For the 2019 rankings, U.S. News & World Report eliminated acceptance rates, which previously held 1.25% weight, from its methodology formula in what it framed as an effort to “make room for the new social mobility indicators.” The importance of “outcomes,” which includes the graduation rates of Pell Grant students — a newly added indicator — was increased. But “expert opinions” — or how college administrators respond to completely subjective surveys about the reputations of peer institutions — remain one of the most important parts of the equation, though the weight they’re given was decreased. Test scores, which some allege can be easily manipulated to boost the rankings of “test-optional” schools, also still account for a significant percentage, nearly 10%when combined with high-school standing, as part of a measure referred to as “student excellence.”

“U.S. News & World Report evaluates the Best Colleges on 16 metrics of academic excellence,” Robert Morse, chief data strategist for the publication wrote in a statement to Teen Vogue. “Outcomes, including retention rates, graduation rates and social mobility indicators — whether schools are serving all of their students — are weighted the most heavily at 35%.”

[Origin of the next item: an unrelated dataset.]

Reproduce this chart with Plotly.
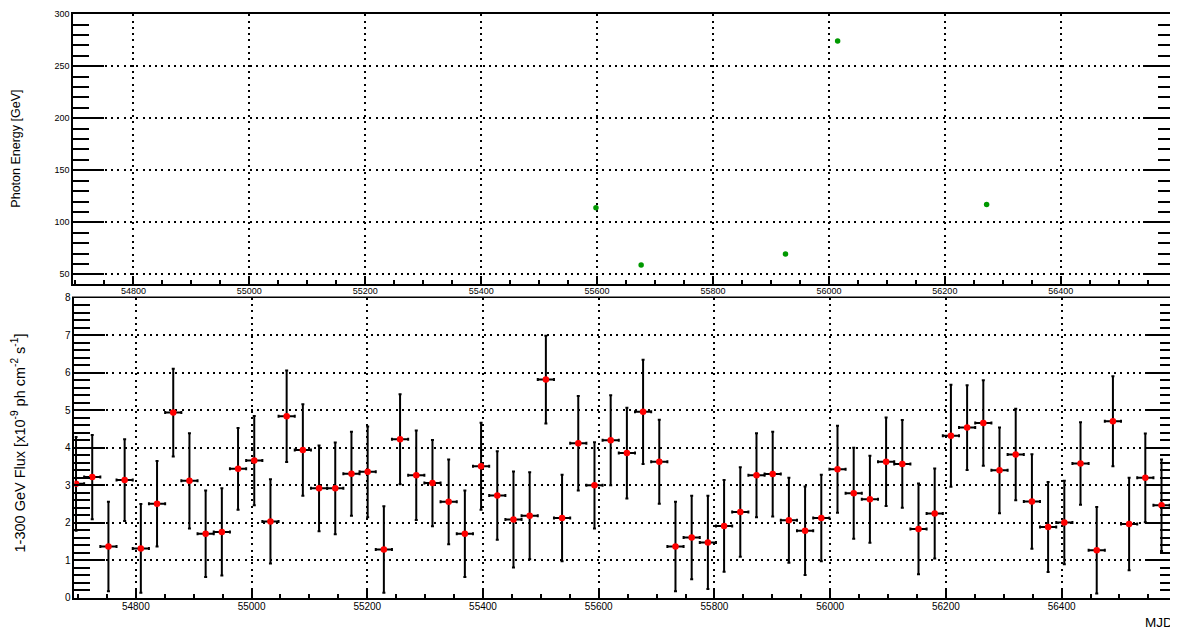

While some schools did see a significant boost in the rankings after the changes — Howard University jumped 21 spots from the 2018 to the 2019 rankings — the top 20 slots continue to largely favor wealthy schools. Princeton took first place in the 2019 “best national universities” rankings; Harvard took second. Critics say the reforms weren’t enough. Six Democratic senators, including current presidential candidates Kamala Harris and Cory Booker, sent a letter to the publication’s editor, Brian Kelly, in December 2018, urging the publication to take further steps to address an approach that they say “prioritizes prestige and exacerbates America’s deeply ingrained and racialized wealth disparities.”

“Without an exclusive metric assessing the access a college or university provides to historically underrepresented students, deep inequities will continue to be masked,” the senators wrote. Kelly responded in a letter of his own and offered to meet with them, but with the 2020 rankings set to be released in September, a U.S. News spokesperson was unable to comment as to whether any further changes to the methodology are planned.

According to Morse, U.S. News & World Report has always maintained that “rankings are a starting point, [and] they are not the answer.” Finding that ever-elusive college “fit” requires more research than a simple data snapshot can provide. But as long as families worldwide are consulting U.S. News for advice on where to invest their time and money, the billion-dollar institutions competing for those resources will always care about their own popularity — regardless of how often they feign indifference.

“You should not take what colleges say about their attitude about the rankings at face value,” Deresiewicz said.